- **The exercise**
From the first line of the data below through the line bearing "right_ticks = [0, 0.02, 0.04, 0.06, 0.08, 0.1, 0.12, 0.14, 0.16]", reproduce each line exactly; do not include pictures.
***** Given data
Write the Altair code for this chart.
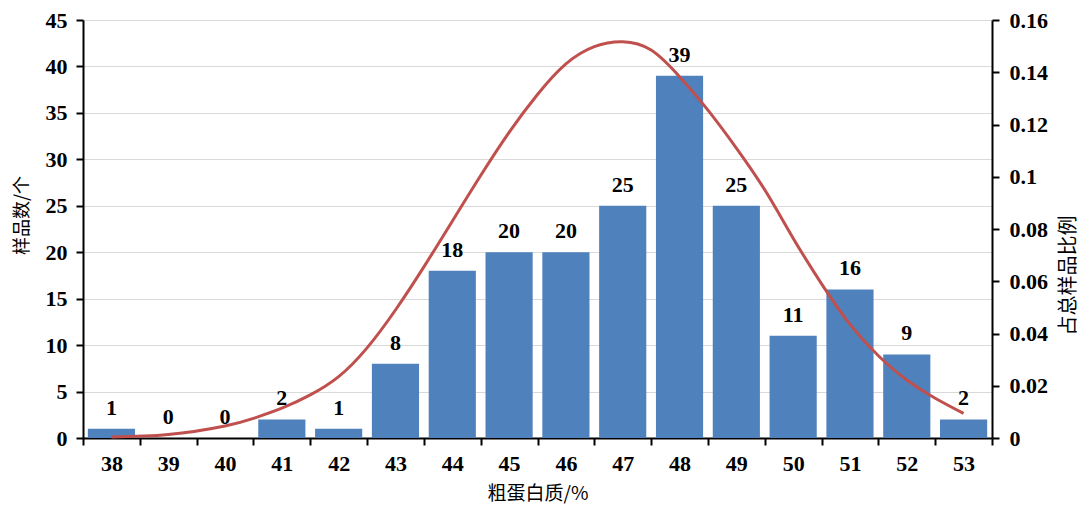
import altair as alt
import pandas as pd

categories = ["38", "39", "40", "41", "42", "43", "44", "45",
              "46", "47", "48", "49", "50", "51", "52", "53"]
counts = [1, 0, 0, 2, 1, 8, 18, 20, 20, 25, 39, 25, 11, 16, 9, 2]

curve_x = [38, 39, 40, 40.5, 41, 41.5, 42, 42.5, 43, 43.5, 44, 44.5, 45, 45.5,
           46, 46.5, 47, 47.5, 48, 48.5, 49, 49.5, 50, 50.5, 51, 51.5,
           52, 52.5, 53]
curve_p = [0.0004, 0.0013, 0.0046, 0.0075, 0.0114, 0.0165, 0.0235, 0.0345,
           0.0490, 0.0655, 0.0830, 0.1005, 0.117, 0.1315, 0.1432, 0.1498,
           0.1517, 0.1485, 0.1383, 0.1255, 0.111, 0.095, 0.0765,
           0.059, 0.0435, 0.0315, 0.0222, 0.0152, 0.0094]

left_ticks = [0, 5, 10, 15, 20, 25, 30, 35, 40, 45]
right_ticks = [0, 0.02, 0.04, 0.06, 0.08, 0.1, 0.12, 0.14, 0.16]

bars_df = pd.DataFrame({"cat": categories, "n": counts})
curve_df = pd.DataFrame({"x": curve_x, "p": curve_p})

SERIF = "Liberation Serif"
CJK = "Noto Sans CJK SC"

axis_common = dict(
    labelFont=SERIF, labelFontWeight="bold", labelFontSize=22, labelColor="black",
    domainColor="black", domainWidth=2, tickColor="black", tickWidth=2, tickSize=7,
    titleFont=CJK, titleFontWeight="normal", titleColor="black",
)

x_enc = alt.X(
    "cat:N", sort=categories,
    scale=alt.Scale(paddingInner=0, paddingOuter=0),
    axis=alt.Axis(title="粗蛋白质/%", labelAngle=0, tickBand="extent", grid=False,
                  labelPadding=8, titleFontSize=19, titleY=55, titleBaseline="middle",
                  **axis_common),
)
y_enc = alt.Y(
    "n:Q", scale=alt.Scale(domain=[0, 45], nice=False),
    axis=alt.Axis(title="样品数/个", values=left_ticks, grid=True, gridColor="#D9D9D9",
                  gridWidth=1, labelPadding=9, titleFontSize=18, titleAngle=270,
                  titleX=-61, titleY=195, titleAlign="center", titleBaseline="middle",
                  **axis_common),
)

bars = alt.Chart(bars_df).mark_bar(color="#4F81BD", width=alt.RelativeBandSize(0.83)).encode(
    x=x_enc, y=y_enc
)
labels = alt.Chart(bars_df).mark_text(
    font=SERIF, fontWeight="bold", fontSize=22, color="black",
    baseline="alphabetic", dy=-14,
).encode(x=x_enc, y=y_enc, text="n:Q")

line = alt.Chart(curve_df).mark_line(
    color="#C0504D", strokeWidth=3, interpolate="natural"
).encode(
    x=alt.X("x:Q", scale=alt.Scale(domain=[37.5, 53.5], nice=False, zero=False), axis=None),
    y=alt.Y("p:Q", scale=alt.Scale(domain=[0, 0.16], nice=False),
            axis=alt.Axis(orient="right", title="占总样品比例", values=right_ticks,
                          format="~g", grid=False, labelPadding=10, titleFontSize=20,
                          titleAngle=270, titleX=76, titleY=255, titleAlign="center",
                          titleBaseline="middle", **axis_common)),
)

chart = alt.layer(alt.layer(bars, labels), line).resolve_scale(
    x="independent", y="independent"
).properties(
    width=909, height=418,
    autosize=alt.AutoSizeParams(type="none"),
    padding={"left": 75, "top": 12, "right": 89, "bottom": 66},
    background="white",
).configure_view(stroke=None)

chart.save("out.html", embed_options={"renderer": "svg", "actions": False})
**********
- **Finished exercise**
Write the Altair code for this chart.
import altair as alt
import pandas as pd

categories = ["38", "39", "40", "41", "42", "43", "44", "45",
              "46", "47", "48", "49", "50", "51", "52", "53"]
counts = [1, 0, 0, 2, 1, 8, 18, 20, 20, 25, 39, 25, 11, 16, 9, 2]

curve_x = [38, 39, 40, 40.5, 41, 41.5, 42, 42.5, 43, 43.5, 44, 44.5, 45, 45.5,
           46, 46.5, 47, 47.5, 48, 48.5, 49, 49.5, 50, 50.5, 51, 51.5,
           52, 52.5, 53]
curve_p = [0.0004, 0.0013, 0.0046, 0.0075, 0.0114, 0.0165, 0.0235, 0.0345,
           0.0490, 0.0655, 0.0830, 0.1005, 0.117, 0.1315, 0.1432, 0.1498,
           0.1517, 0.1485, 0.1383, 0.1255, 0.111, 0.095, 0.0765,
           0.059, 0.0435, 0.0315, 0.0222, 0.0152, 0.0094]

left_ticks = [0, 5, 10, 15, 20, 25, 30, 35, 40, 45]
right_ticks = [0, 0.02, 0.04, 0.06, 0.08, 0.1, 0.12, 0.14, 0.16]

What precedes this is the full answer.